As someone who actually works in a supermarket, I can tell you that we rotate the stock to ensure that the stuff that will go off soonest is at the front- and the date on the bottle here is the USE BY date- if you don’t drink it by that date, turf it out because it will be off by the day after. Trust me on this one.

FWIW, if we’ve got milk that’s going to go off in a week or a few days, we discount it something fierce (up to 60% off the normal price), and you can guarantee it will be gone within a few hours. Certainly, in the six months I’ve been at the supermarket I’ve never once seen a bottle of milk stay on the shelf long enough to hit the use-by date… it’s generally all gone in a couple of days!

In short, it doesn’t matter which bottle you grab because it’s going to get sold one way or another, just at a different price…

UHT does not taste the same, unless you’ve only been drinking UHT for quite some time. Trust me on this. Back in my struggling, unemployed, poverty-stricken days we only used UHT milk and I couldn’t understand why my father complained when he visited and I made him a cup of tea with it - I thought he was just being fussy and that he wouldn’t even know the difference if he didn’t see the packaging it was poured from.

Fast forward a couple of years to more prosperous times and we’re using “real” milk all the time. One day we run out of regular milk and I open a carton of UHT and find… it doesn’t taste anything like what we’re used to. In fact… ugh! I still keep UHT in the cupboard because I use it for cooking or (in a pinch) in a cup of tea, but I’m no longer convinced that it tastes like regular milk.
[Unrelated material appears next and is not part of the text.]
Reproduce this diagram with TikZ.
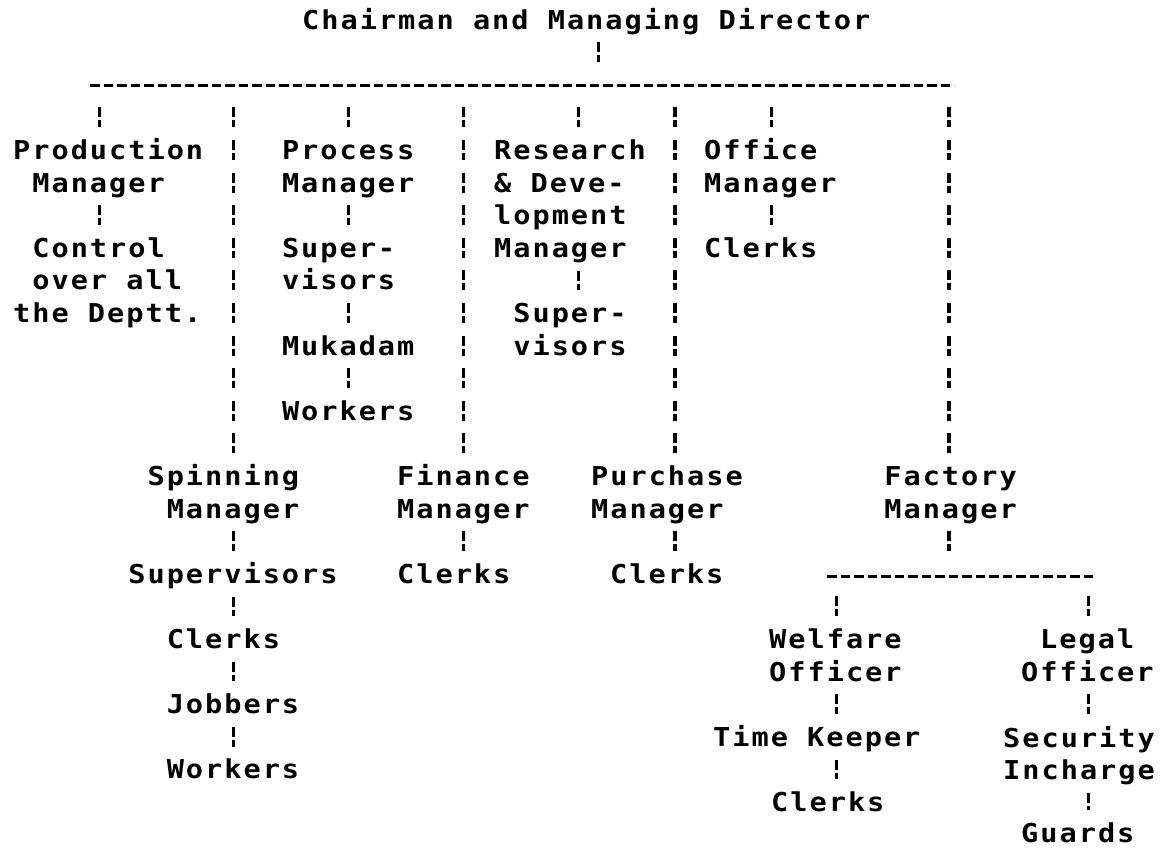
\documentclass[tikz,border=0pt]{standalone}
\usepackage{fontspec}
% Dot-matrix look: a bold monospaced face, slightly widened and tracked
% out to a 19.2pt character pitch
\newfontfamily\dotfont{DejaVu Sans Mono}[FakeStretch=1.1,LetterSpace=7.62]
\begin{document}
\begin{tikzpicture}[x=1pt,y=-1pt,
  lbl/.style={inner sep=0pt, anchor=base west, text height=19pt, text depth=3pt,
              font=\dotfont\bfseries\fontsize{26}{26}\selectfont},
  % a column of printed colons, one glyph per text row (row pitch 32.6pt)
  colon/.style={line width=3.3pt, dash pattern=on 10pt off 3pt on 7pt off 12.6pt},
  hbus/.style={line width=2.8pt, dash pattern=on 9.5pt off 4pt},
  fromtext/.style={shorten <=10.1pt},
  totext/.style={shorten >=13.1pt},
  frombus/.style={shorten <=22.1pt},
  tobus/.style={shorten >=23.1pt}]

\fill[white] (0,0) rectangle (1162,847);
\useasboundingbox (0,0) rectangle (1162,847);

% ---- text lines (left edge on the character grid, baseline per row) ----
\node[lbl] (title) at (302,29) {Chairman and Managing Director};

\node[lbl] (prodA) at (13,159.4)    {Production};
\node[lbl] (prodB) at (32.2,192)    {Manager};
\node[lbl] (prodC) at (32.2,257.2)  {Control};
\node[lbl] (prodD) at (32.2,289.8)  {over all};
\node[lbl] (prodE) at (13,322.4)    {the Deptt.};

\node[lbl] (procA) at (281.8,159.4) {Process};
\node[lbl] (procB) at (281.8,192)   {Manager};
\node[lbl] (procC) at (281.8,257.2) {Super-};
\node[lbl] (procD) at (281.8,289.8) {visors};
\node[lbl] (procE) at (281.8,355)   {Mukadam};
\node[lbl] (procF) at (281.8,420.2) {Workers};

\node[lbl] (rdA) at (494,159.4) {Research};
\node[lbl] (rdB) at (494,192)   {\& Deve-};
\node[lbl] (rdC) at (494,224.6) {lopment};
\node[lbl] (rdD) at (494,257.2) {Manager};
\node[lbl] (rdE) at (513.2,322.4) {Super-};
\node[lbl] (rdF) at (513.2,355)   {visors};

\node[lbl] (offA) at (704,159.4) {Office};
\node[lbl] (offB) at (704,192)   {Manager};
\node[lbl] (offC) at (704,257.2) {Clerks};

\node[lbl] (spA) at (147.4,485.4) {Spinning};
\node[lbl] (spB) at (166.6,518)   {Manager};
\node[lbl] (spC) at (128.2,583.2) {Supervisors};
\node[lbl] (spD) at (166.6,648.4) {Clerks};
\node[lbl] (spE) at (166.6,713.6) {Jobbers};
\node[lbl] (spF) at (166.6,778.8) {Workers};

\node[lbl] (finA) at (397,485.4) {Finance};
\node[lbl] (finB) at (397,518)   {Manager};
\node[lbl] (finC) at (397,583.2) {Clerks};

\node[lbl] (purA) at (591,485.4)   {Purchase};
\node[lbl] (purB) at (591,518)     {Manager};
\node[lbl] (purC) at (610,583.2)   {Clerks};

\node[lbl] (facA) at (884.2,485.4) {Factory};
\node[lbl] (facB) at (884.2,518)   {Manager};

\node[lbl] (welA) at (769,648.4) {Welfare};
\node[lbl] (welB) at (769,681)   {Officer};
\node[lbl] (welC) at (713,746.2) {Time Keeper};
\node[lbl] (welD) at (771,811.4) {Clerks};

\node[lbl] (legA) at (1040,648.4) {Legal};
\node[lbl] (legB) at (1021,681)   {Officer};
\node[lbl] (legC) at (1003,747.5) {Security};
\node[lbl] (legD) at (1003,779.5) {Incharge};
\node[lbl] (legE) at (1021,842.5) {Guards};

% ---- horizontal buses and the points where the columns leave them ----
\coordinate (busL) at (90,85.2);
\coordinate (busR) at (954,85.2);
\coordinate (t0) at (598.6,85.2);
\coordinate (t1) at (99.4,85.2);
\coordinate (t2) at (233.8,85.2);
\coordinate (t3) at (348.6,85.2);
\coordinate (t4) at (463.4,85.2);
\coordinate (t5) at (578.2,85.2);
\coordinate (t6) at (675,85.2);
\coordinate (t7) at (771.4,85.2);
\coordinate (t8) at (949,85.2);

\coordinate (fbusL) at (827,576.2);
\coordinate (fbusR) at (1094,576.2);
\coordinate (f0) at (949,576.2);
\coordinate (f1) at (836.2,576.2);
\coordinate (f2) at (1088.2,576.2);

\draw[hbus] (busL) -- (busR);
\draw[hbus] (fbusL) -- (fbusR);

% ---- colon connectors ----
\draw[colon, fromtext, tobus] (title.south -| t0) -- (t0);

\draw[colon, frombus, totext] (t1) -- (t1 |- prodA.north);
\draw[colon, frombus, totext] (t3) -- (t3 |- procA.north);
\draw[colon, frombus, totext] (t5) -- (t5 |- rdA.north);
\draw[colon, frombus, totext] (t7) -- (t7 |- offA.north);
\draw[colon, frombus, totext] (t2) -- (t2 |- spA.north);
\draw[colon, frombus, totext] (t4) -- (t4 |- finA.north);
\draw[colon, frombus, totext] (t6) -- (t6 |- purA.north);
\draw[colon, frombus, totext] (t8) -- (t8 |- facA.north);

\draw[colon, fromtext, totext] (prodB.south -| t1) -- (prodC.north -| t1);
\draw[colon, fromtext, totext] (procB.south -| t3) -- (procC.north -| t3);
\draw[colon, fromtext, totext] (procD.south -| t3) -- (procE.north -| t3);
\draw[colon, fromtext, totext] (procE.south -| t3) -- (procF.north -| t3);
\draw[colon, fromtext, totext] (rdD.south -| t5) -- (rdE.north -| t5);
\draw[colon, fromtext, totext] (offB.south -| t7) -- (offC.north -| t7);

\draw[colon, fromtext, totext] (spB.south -| t2) -- (spC.north -| t2);
\draw[colon, fromtext, totext] (spC.south -| t2) -- (spD.north -| t2);
\draw[colon, fromtext, totext] (spD.south -| t2) -- (spE.north -| t2);
\draw[colon, fromtext, totext] (spE.south -| t2) -- (spF.north -| t2);
\draw[colon, fromtext, totext] (finB.south -| t4) -- (finC.north -| t4);
\draw[colon, fromtext, totext] (purB.south -| t6) -- (purC.north -| t6);

\draw[colon, fromtext, shorten >=25.1pt] (facB.south -| f0) -- (f0);
\draw[colon, shorten <=20.1pt, totext] (f1) -- (f1 |- welA.north);
\draw[colon, shorten <=20.1pt, totext] (f2) -- (f2 |- legA.north);

\draw[colon, fromtext, totext] (welB.south -| f1) -- (welC.north -| f1);
\draw[colon, fromtext, totext] (welC.south -| f1) -- (welD.north -| f1);
\draw[colon, fromtext, totext] (legB.south -| f2) -- (legC.north -| f2);
\draw[colon, fromtext, totext] (legD.south -| f2) -- (legE.north -| f2);

\end{tikzpicture}
\end{document}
It is truly a sign of a prosperous age when we can debate the ethics of purchasing a carton of milk that is farther from its expiration date then the next carton of milk.

Marc

I agree, it’s not an ethical question, it’s just smart consumer behavior. I always check the shelf for the gallon with the most distant expiry date. If there was a concrete situation where I could help somebody out by letting them have it instead, I probably would, but why deprive myself for the sake of some tortured hypothetical?